1. Olson, Kelly. Dress and the Roman Woman: Self-Presentation and Society (Paperback), Routledge; 1st edition (June 16, 2008). ISBN-10: 0415414768
At $32.33 ($26.64 on Amazon Marketplace), this tiny (14 pages!) tome is very expensive, but the product description suggests it might be worth the price:
In ancient Rome, the subtlest details in dress distinguished between levels of hierarchy. Clothes were a key part of the sign systems of Roman civilisation – a central aspect of its visual language, for women as well as men.

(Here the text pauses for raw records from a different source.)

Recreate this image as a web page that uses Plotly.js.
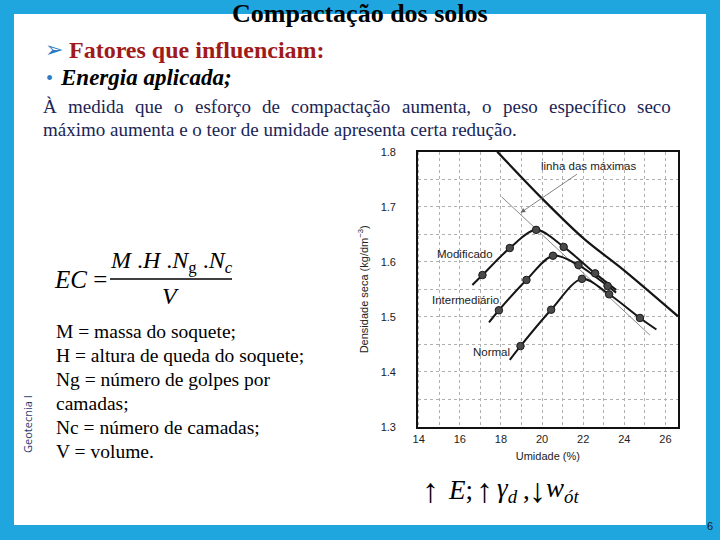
<!DOCTYPE html>
<html>
<head>
<meta charset="utf-8">
<script src="https://cdn.plot.ly/plotly-3.0.1.min.js"></script>
<style>html,body{margin:0;padding:0;background:#1fa6df;}#chart{width:720px;height:540px;}</style>
</head>
<body>
<div id="chart"></div>
<script>
// ---- data ----
const xTicks = [14, 16, 18, 20, 22, 24, 26];
const yTicks = [1.3, 1.4, 1.5, 1.6, 1.7, 1.8];

const maximasX = [17.82, 20.0, 22.0, 24.0, 26.61];
const maximasY = [1.800, 1.715, 1.643, 1.584, 1.501];

const guiaX = [18.03, 25.24];
const guiaY = [1.718, 1.467];

const modificadoX = [17.10, 18.43, 19.71, 21.05, 22.58];
const modificadoY = [1.576, 1.625, 1.658, 1.627, 1.579];
const modificadoCurvaX = [16.61, 17.10, 18.43, 19.71, 21.05, 22.58, 23.60];
const modificadoCurvaY = [1.558, 1.576, 1.625, 1.658, 1.627, 1.579, 1.549];

const intermediarioX = [17.90, 19.24, 20.53, 21.77, 23.19];
const intermediarioY = [1.512, 1.567, 1.611, 1.594, 1.556];
const intermediarioCurvaX = [17.42, 17.90, 19.24, 20.53, 21.77, 23.19, 23.60];
const intermediarioCurvaY = [1.490, 1.512, 1.567, 1.611, 1.594, 1.556, 1.544];

const normalX = [18.95, 20.44, 21.94, 23.26, 24.76];
const normalY = [1.447, 1.513, 1.569, 1.541, 1.498];
const normalCurvaX = [18.43, 18.95, 20.44, 21.94, 23.26, 24.76, 25.56];
const normalCurvaY = [1.422, 1.447, 1.513, 1.569, 1.541, 1.498, 1.477];

const curveLabels = ["Modificado", "Intermediário", "Normal"];
const curveLabelX = [16.24, 16.29, 17.55];
const curveLabelY = [1.614, 1.530, 1.437];

const tituloSlide = "Compactação dos solos";
const fatores = "Fatores que influenciam:";
const energia = "Energia aplicada;";
const paragrafo1 = "À medida que o esforço de compactação aumenta, o peso específico seco";
const paragrafo2 = "máximo aumenta e o teor de umidade apresenta certa redução.";
const legendaLista = ["M = massa do soquete;", "H = altura de queda do soquete;", "Ng = número de golpes por", "camadas;", "Nc = número de camadas;", "V = volume."];
// bottom relation pieces: text, left x position (px) and size
const relacaoPartes = ["↑", "<i>E</i>;", "↑", "<i>γ</i><sub><i>d</i></sub>", ",", "↓", "<i>w</i><sub><i>ót</i></sub>"];
const relacaoPosX = [421, 447, 475, 496, 522, 528, 545];
const relacaoTam = [34, 27, 34, 27, 27, 34, 27];

// ---- helpers ----
const W = 720, H = 540;
const px = v => v / W;
const py = v => 1 - v / H;
const SERIF = '"Liberation Serif", "Times New Roman", serif';
const SANS = '"Liberation Sans", Arial, sans-serif';

const markerStyle = {size: 7.5, color: '#4a4a4a', line: {color: '#1a1a1a', width: 1}};
function curve(x, y, w) {
  return {x, y, type: 'scatter', mode: 'lines', line: {color: '#151515', width: w || 2, shape: 'spline', smoothing: 0.9}, hoverinfo: 'skip', showlegend: false};
}
function pts(x, y) {
  return {x, y, type: 'scatter', mode: 'markers', marker: markerStyle, hoverinfo: 'skip', showlegend: false};
}

const traces = [
  curve(maximasX, maximasY, 2.2),
  {x: guiaX, y: guiaY, type: 'scatter', mode: 'lines', line: {color: '#8a8a8a', width: 1}, showlegend: false, hoverinfo: 'skip'},
  curve(modificadoCurvaX, modificadoCurvaY),
  curve(intermediarioCurvaX, intermediarioCurvaY),
  curve(normalCurvaX, normalCurvaY),
  pts(modificadoX, modificadoY),
  pts(intermediarioX, intermediarioY),
  pts(normalX, normalY)
];

const annotations = [];
function addText(text, x, y, opts) {
  annotations.push(Object.assign({
    text, x: px(x), y: py(y), xref: 'paper', yref: 'paper', showarrow: false,
    xanchor: 'left', yanchor: 'middle', font: {family: SERIF, size: 19, color: '#000'}
  }, opts || {}));
}

// chart labels
curveLabels.forEach((t, i) => annotations.push({
  text: t, x: curveLabelX[i], y: curveLabelY[i], xref: 'x', yref: 'y', showarrow: false,
  font: {family: SANS, size: 11.5, color: '#222'}
}));
annotations.push({text: 'linha das máximas', x: 22.24, y: 1.774, xref: 'x', yref: 'y', showarrow: false,
  font: {family: SANS, size: 11.5, color: '#222'}});
annotations.push({text: '', x: 18.95, y: 1.689, xref: 'x', yref: 'y', ax: 21.77, ay: 1.761, axref: 'x', ayref: 'y',
  showarrow: true, arrowhead: 2, arrowsize: 1.2, arrowwidth: 0.8, arrowcolor: '#666'});

// slide texts
addText('<b>' + tituloSlide + '</b>', 360, 14, {xanchor: 'center', font: {family: SERIF, size: 26, color: '#000'}});
addText('➢', 43, 50, {font: {family: '"DejaVu Sans", sans-serif', size: 22, color: '#2a7cc4'}});
addText('<b>' + fatores + '</b>', 67, 50, {font: {family: SERIF, size: 24, color: '#a01a1a'}});
addText('•', 44, 78, {font: {family: SERIF, size: 20, color: '#2a7cc4'}});
addText('<b><i>' + energia + '</i></b>', 58, 78, {font: {family: SERIF, size: 23, color: '#000'}});

// justified first paragraph line
(function () {
  const c = document.createElement('canvas').getContext('2d');
  c.font = '19px "Liberation Serif"';
  const words = paragrafo1.split(' ');
  const widths = words.map(w => c.measureText(w).width);
  const total = widths.reduce((a, b) => a + b, 0);
  const left = 43, right = 671;
  const gap = (right - left - total) / (words.length - 1);
  let x = left;
  words.forEach((w, i) => {
    addText(w, x - 1, 106, {font: {family: SERIF, size: 19, color: '#1b2556'}, borderpad: 0});
    x += widths[i] + gap;
  });
})();
addText(paragrafo2, 42, 130, {font: {family: SERIF, size: 19, color: '#1b2556'}, borderpad: 0});

// formula
addText('<i>EC</i> =', 52, 279, {font: {family: SERIF, size: 25, color: '#000'}});
addText('<i>M</i> .<i>H</i> .<i>N</i><sub>g</sub> .<i>N</i><sub><i>c</i></sub>', 171, 262, {xanchor: 'center', font: {family: SERIF, size: 24, color: '#000'}});
addText('<i>V</i>', 170, 296, {xanchor: 'center', font: {family: SERIF, size: 24, color: '#000'}});

legendaLista.forEach((t, i) => addText(t, 54, 331.5 + i * 24, {font: {family: SERIF, size: 19.5, color: '#000'}}));

addText('Geotecnia I', 27, 424, {xanchor: 'center', textangle: -90, font: {family: '"Open Sans", sans-serif', size: 11, color: '#1f3a6e'}});
addText('6', 710, 526, {xanchor: 'center', font: {family: SANS, size: 11, color: '#1a1a1a'}});

relacaoPartes.forEach((t, i) => addText(t, relacaoPosX[i], 490, {font: {family: SERIF, size: relacaoTam[i], color: '#000'}, borderpad: 0}));

const gridStyle = {showgrid: true, gridcolor: '#b0b0b0', griddash: 'dot', gridwidth: 1};

const layout = {
  width: W, height: H,
  margin: {l: 0, r: 0, t: 0, b: 0},
  paper_bgcolor: '#1fa6df',
  plot_bgcolor: '#ffffff',
  showlegend: false,
  xaxis: Object.assign({
    domain: [417.67 / W, 678 / W], range: [13.95, 26.61],
    tickvals: xTicks, ticktext: xTicks.map(String), ticks: '', ticklabelstandoff: 1,
    showline: true, mirror: true, linecolor: '#111', linewidth: 1.5, zeroline: false,
    tickfont: {family: SANS, size: 11, color: '#222'},
    minor: {dtick: 1, tick0: 14, showgrid: true, gridcolor: '#b0b0b0', griddash: 'dot', gridwidth: 1},
    title: {text: 'Umidade (%)', font: {family: SANS, size: 11, color: '#222'}, standoff: 8}
  }, gridStyle),
  yaxis: Object.assign({
    domain: [1 - 427 / H, 1 - 151.67 / H], range: [1.3, 1.8],
    tickvals: yTicks, ticktext: yTicks.map(v => v.toFixed(1)), ticks: '', ticklabelstandoff: 18,
    showline: true, mirror: true, linecolor: '#111', linewidth: 1.5, zeroline: false,
    tickfont: {family: SANS, size: 11, color: '#222'},
    minor: {dtick: 0.05, tick0: 1.3, showgrid: true, gridcolor: '#b0b0b0', griddash: 'dot', gridwidth: 1},
    title: {text: 'Densidade seca (kg/dm<sup>−3</sup>)', font: {family: SANS, size: 11, color: '#222'}, standoff: 10}
  }, gridStyle),
  shapes: [
    {type: 'rect', xref: 'paper', yref: 'paper', x0: px(14), x1: px(706), y0: py(525), y1: py(14), fillcolor: '#ffffff', line: {width: 0}, layer: 'below'},
    {type: 'line', xref: 'paper', yref: 'paper', x0: px(110), x1: px(232), y0: py(279), y1: py(279), line: {color: '#000', width: 1.3}}
  ],
  annotations
};

Plotly.newPlot('chart', traces, layout, {staticPlot: true, displayModeBar: false});
</script>
</body>
</html>
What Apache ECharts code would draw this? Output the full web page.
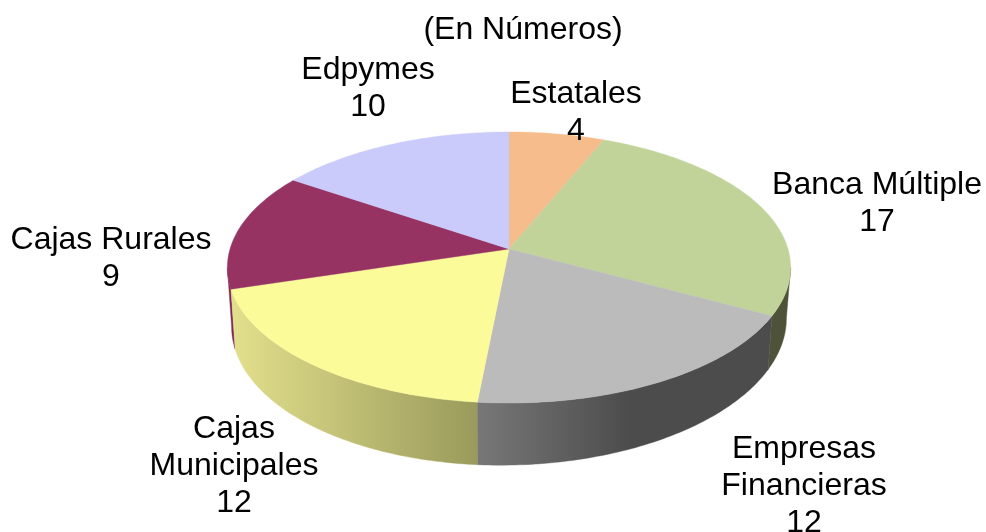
<!DOCTYPE html>
<html><head><meta charset="utf-8">
<style>html,body{margin:0;padding:0;background:#fff}#c{width:986px;height:532px}</style>
<script src="https://cdn.jsdelivr.net/npm/echarts@6/dist/echarts.min.js"></script>
</head><body><div id="c"></div>
<script>
const categories = ['Estatales', 'Banca Múltiple', 'Empresas\nFinancieras', 'Cajas\nMunicipales', 'Cajas Rurales', 'Edpymes'];
const values = [4, 17, 12, 12, 9, 10];
const topColors = ['#F6BC8B', '#C2D39A', '#BBBBBB', '#FBFB9A', '#973363', '#CACAFB'];
const wallStops = [
  ['#C49670', '#C49670'], ['#50553A', '#4E5238'], ['#777777', '#4C4C4C'],
  ['#E2E08C', '#9A9A5B'], ['#7E2A55', '#7E2A55'], ['#9A9AC0', '#9A9AC0']
];
const wallRange = [[509, 603], [603, 790], [478, 630], [232, 478], [227, 292], [292, 509]];
const labelCentres = [[576, 113], [877, 204], [804, 486], [234, 466], [111, 259], [368, 89]];
const titleText = '(En Números)';

const total = values.reduce((a, b) => a + b, 0);
const view = {cx: 509, cy: 249, rx: 279, a: 133, k: -0.1365, lowD: 54, lowA: 140, shear: -0.015};
const font = '32px "Liberation Sans", Arial, sans-serif';
const wallFrom = Math.acos(view.k), wallTo = Math.PI * 2 - wallFrom;

function turn(i) { return values.slice(0, i).reduce((a, b) => a + b, 0) / total * Math.PI * 2; }
function project(t, low) {
  const x = Math.sin(t), y = -Math.cos(t), d = 1 + view.k * y;
  const sx = view.rx * (low ? 0.985 : 1) * x / d;
  const sy = low ? view.lowD + view.lowA * y / d + view.shear * sx : view.a * y / d;
  return [view.cx + sx, view.cy + sy];
}
function arc(t0, t1, low) {
  const n = Math.max(8, Math.ceil((t1 - t0) * 60)), pts = [];
  for (let j = 0; j <= n; j++) pts.push(project(t0 + (t1 - t0) * j / n, low));
  return pts;
}

function renderItem(params) {
  const i = params.dataIndex, t0 = turn(i), t1 = turn(i + 1);
  const mid = (t0 + t1) / 2, depth = Math.round(-Math.cos(mid) * 100);
  const top = [[view.cx, view.cy]].concat(arc(t0, t1, false));
  const c = labelCentres[i];
  const children = [
    {type: 'polygon', z2: 300, shape: {points: top},
      style: {fill: topColors[i], stroke: topColors[i], lineWidth: 0.4}},
    {type: 'text', z2: 400, style: {
      text: categories[i] + '\n' + values[i], x: c[0], y: c[1],
      font: font, lineHeight: 37, fill: '#000', align: 'center', verticalAlign: 'middle'
    }}
  ];
  const w0 = Math.max(t0, wallFrom), w1 = Math.min(t1, wallTo);
  if (w1 > w0) {
    const fill = {
      type: 'linear', global: true,
      x: wallRange[i][0], y: 0, x2: wallRange[i][1], y2: 0,
      colorStops: [{offset: 0, color: wallStops[i][0]}, {offset: 1, color: wallStops[i][1]}]
    };
    children.push({type: 'polygon', z2: 100 + depth,
      shape: {points: arc(w0, w1, false).concat(arc(w0, w1, true).reverse())},
      style: {fill: fill, stroke: fill, lineWidth: 0.4}});
  }
  return {type: 'group', children: children};
}

const chart = echarts.init(document.getElementById('c'), null, {renderer: 'canvas'});
chart.setOption({
  animation: false,
  backgroundColor: '#fff',
  title: {
    text: titleText, left: 518, top: 7, textAlign: 'center',
    textStyle: {fontFamily: '"Liberation Sans", Arial, sans-serif', fontSize: 32, fontWeight: 'normal', color: '#000', lineHeight: 37}
  },
  series: [{
    type: 'custom', coordinateSystem: 'none', silent: true, clip: false,
    renderItem: renderItem,
    data: values
  }]
});
</script></body></html>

This engaging book collects and examines literary references and artistic evidence to female clothing, cosmetics and ornament in Roman antiquity to decipher their meaning and reveal what it meant to be an adorned woman in Roman society.
Cosmetics, ornament and fashion were often considered frivolous, wasteful or deceptive, which reflects ancient views about women; but, Kelly Olson argues, women often enjoyed fashioning themselves and many treated adornment as a significant activity, enjoying the social status, influence and power that it signified.
This study makes a significant contribution our knowledge of Roman women, and will be essential reading for anyone interested in ancient Roman life.
2. Sumner, Graham. Roman Military Dress. The History Press (July 1, 2009). ISBN-10: 0752445766
Sumner has written some very good explanations of Roman military dress for Osprey Publishing's Men at Arms series. This volume purports to cover "the development of the Roman soldier’s uniform from the Late Republic to the advent of the Byzantine Empire." If he provides the same level of thoughtfulness but more detail than the Osprey books he's written that address these periods, the book will be well worth the money.
3. Edmundson, Jonathan & Keith, Alison (eds.) Roman Dress and the Fabrics of Roman Culture (Phoenix Supplementary Volumes) (Hardcover). University of Toronto Press; illustrated edition edition (May 7, 2008). ISBN-10: 0802093191.
This volume is a collection of monographs on "the social symbolism and cultural poetics of dress in the ancient Roman world in the period from 200 BCE-400 CE." I sometimes find this type of scholarly essay frustrating, but it can be enlightening if done well with attention to the details of costume itself, and at least some of the essays in this 440-page volume should be worth reading.
4. Gleba, Margarita. Textile Production in Pre-Roman Italy (Ancient Textile Series) (Hardcover) Oxbow Books in Association with the Centre for Textile Research (November 28, 2008).ISBN-10: 1842173308.
According to the product description on Amazon:
"...Margarita Gleba begins with an overview of the prehistoric Appennine peninsula, which featured cultures such as the Villanovans and the Etruscans, and was connected through colonisation and trade with the other parts of the Mediterranean. She then focuses on the textiles themselves: their appearance in written and iconographic sources, the fibres and dyes employed, how they were produced and what they were used for: we learn, for instance, of the linen used in sails and rigging on Etruscan ships, and of the complex looms needed to produce twill. Featuring a comprehensive analysis of textiles remains and textile tools from the period, the book recovers information about funerary ritual, the sexual differentiation of labour (the spinners and weavers were usually women) and the important role the exchange of luxury textiles played in the emergence of an elite."
This one is expensive (the cheapest copies on Amazon Marketplace are nearly $60 USD) but sounds as though it contains a wealth of information on a hard-to-research era of textile history.
In addition, I see that an old classic, Lillian Wilson's The Roman Toga has been republished and is available in a paperback edition for less than $20 USD. I have wanted to read that book for years; clearly, now is my chance.